§ Task instructions: Isolate every line in the records below with "that" in it.

>> BEGIN Dataset rows

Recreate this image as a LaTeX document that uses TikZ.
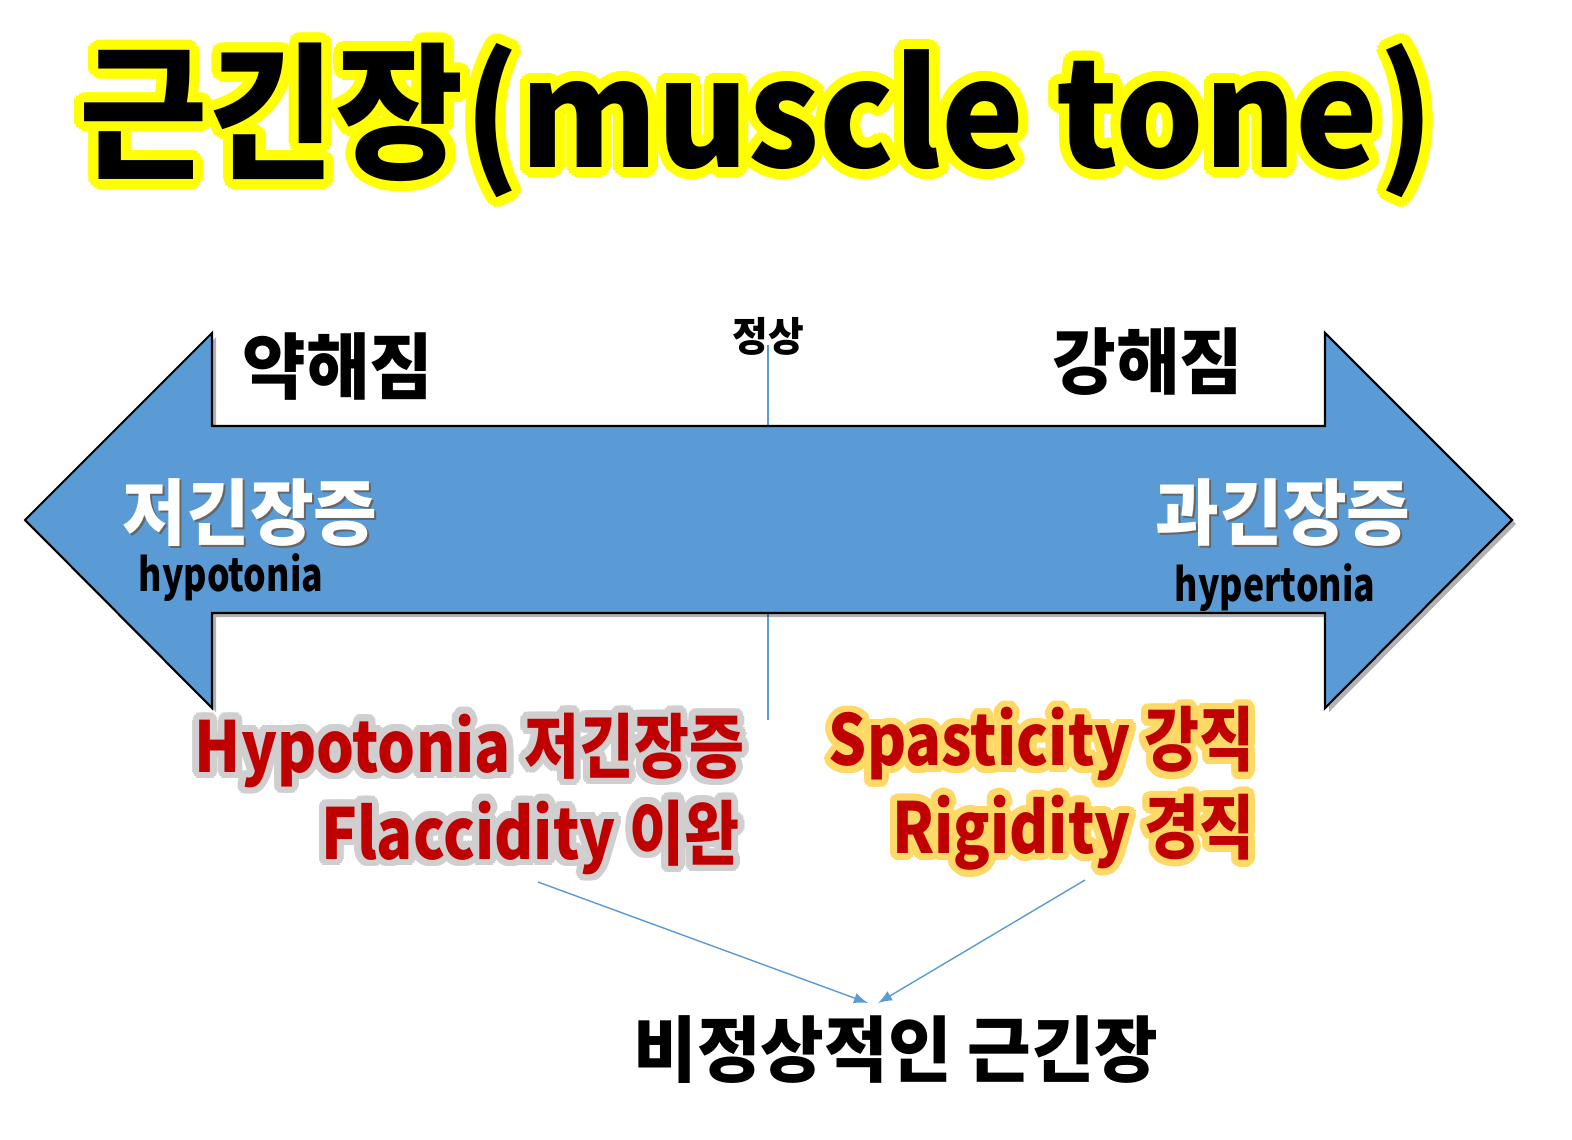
\documentclass[tikz,border=0pt]{standalone}
\usepackage{fontspec}
\newfontfamily\krfont{Noto Sans CJK KR}[FakeStretch=0.96]
\newfontfamily\krnarrow{Noto Sans CJK KR}[FakeStretch=0.78]
\newfontfamily\krmid{Noto Sans CJK KR}[FakeStretch=0.85]
\newfontfamily\krheavy{Noto Sans CJK KR Black}[FakeStretch=0.945]
\usetikzlibrary{arrows, positioning}
\definecolor{tonefill}{HTML}{5B9BD5}
\definecolor{tonered}{HTML}{C00000}
\definecolor{greyhalo}{HTML}{D0CECE}
\definecolor{goldhalo}{HTML}{FFD966}
\definecolor{titlehalo}{HTML}{FFFF00}

% copies of a text in a ring, under the text itself
\newcommand{\halo}[5]{%
  \foreach \ang in {0,20,...,340}
    \node[#1, text=#2, anchor=#3, shift={(\ang:#4)}] at #5;}

\begin{document}
\begin{tikzpicture}
    [
        x=0.1mm, y=-0.1mm,
        title/.style  ={font=\krheavy\fontsize{42pt}{48pt}\selectfont, inner sep=0pt},
        side/.style   ={font=\krfont\bfseries\fontsize{20.5pt}{24pt}\selectfont, inner sep=0pt},
        small/.style  ={font=\krfont\bfseries\fontsize{11.5pt}{14pt}\selectfont, inner sep=0pt},
        eng/.style    ={font=\krnarrow\bfseries\fontsize{13pt}{16pt}\selectfont, inner sep=0pt},
        kind/.style   ={font=\krmid\bfseries\fontsize{20pt}{24pt}\selectfont, inner sep=0pt},
        shaft/.style  ={draw=black, line width=0.6pt, fill=tonefill},
        shade/.style  ={fill=black, opacity=0.3},
        midline/.style={draw=tonefill, line width=0.4pt},
        oarc/.style   ={->, >=latex, draw=tonefill, line width=0.4pt}
    ]
    \useasboundingbox (0,0) rectangle (1572,1139);

    % title
    \halo{title}{titlehalo}{center}{10}{(757,120) {근긴장(muscle tone)}}
    \node[title]    (head)      at (757,120)    {근긴장(muscle tone)};

    % normal line behind the arrow
    \coordinate     (normtop)   at (768,345);
    \coordinate     (normbot)   at (768,720);
    \draw[midline]  (normtop) -- (normbot);

    % double arrow
    \fill[shade, shift={(4,4)}]
        (25,520) -- (212,333) -- (212,426) -- (1325,426) -- (1325,333) -- (1512,520)
        -- (1325,708) -- (1325,613) -- (212,613) -- (212,708) -- cycle;
    \draw[shaft]
        (25,520) -- (212,333) -- (212,426) -- (1325,426) -- (1325,333) -- (1512,520)
        -- (1325,708) -- (1325,613) -- (212,613) -- (212,708) -- cycle;

    \node[small]    (normal)    at (768,336)    {정상};
    \node[side]     (weak)      at (338,367)    {약해짐};
    \node[side]     (strong)    at (1148,362)   {강해짐};

    \node[side, text=black!60]  at (252,515)    {저긴장증};
    \node[side, text=white]     (hypo)  at (250,513)    {저긴장증};
    \node[eng]      (hypoen)    at (231,578)    {hypotonia};
    \node[side, text=black!60]  at (1285,515)   {과긴장증};
    \node[side, text=white]     (hyper) at (1283,513)   {과긴장증};
    \node[eng]      (hyperen)   at (1275,588)   {hypertonia};

    % kinds of abnormal tone
    \halo{kind}{greyhalo}{east}{7}{(745,750) {Hypotonia 저긴장증}}
    \node[kind, text=tonered, anchor=east]  (lowa)  at (745,750)    {Hypotonia 저긴장증};
    \halo{kind}{greyhalo}{east}{7}{(740,837) {Flaccidity 이완}}
    \node[kind, text=tonered, anchor=east]  (lowb)  at (740,837)    {Flaccidity 이완};
    \halo{kind}{goldhalo}{east}{7}{(1255,744) {Spasticity 강직}}
    \node[kind, text=tonered, anchor=east]  (higha) at (1255,744)   {Spasticity 강직};
    \halo{kind}{goldhalo}{east}{7}{(1255,832) {Rigidity 경직}}
    \node[kind, text=tonered, anchor=east]  (highb) at (1255,832)   {Rigidity 경직};

    \node[side]     (abn)       at (896,1050)   {비정상적인 근긴장};

    \coordinate     (lowend)    at (538,882);
    \coordinate     (highend)   at (1085,880);
    \coordinate     (abnl)      at (868,1003);
    \coordinate     (abnr)      at (878,1003);
    \draw[oarc]     (lowend) to (abnl);
    \draw[oarc]     (highend) to (abnr);

\end{tikzpicture}
\end{document}
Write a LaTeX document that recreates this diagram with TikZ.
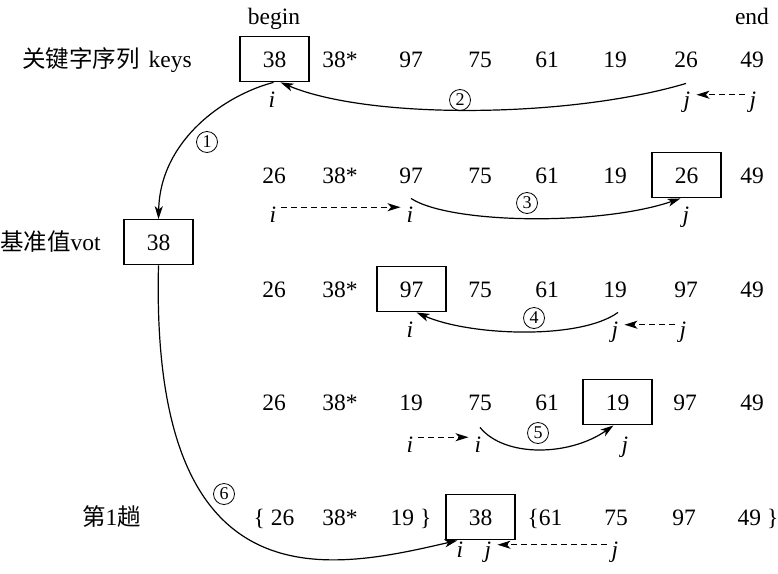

>> END Dataset rows

§ Written solution:
Recreate this image as a LaTeX document that uses TikZ.
Write a LaTeX document that recreates this diagram with TikZ.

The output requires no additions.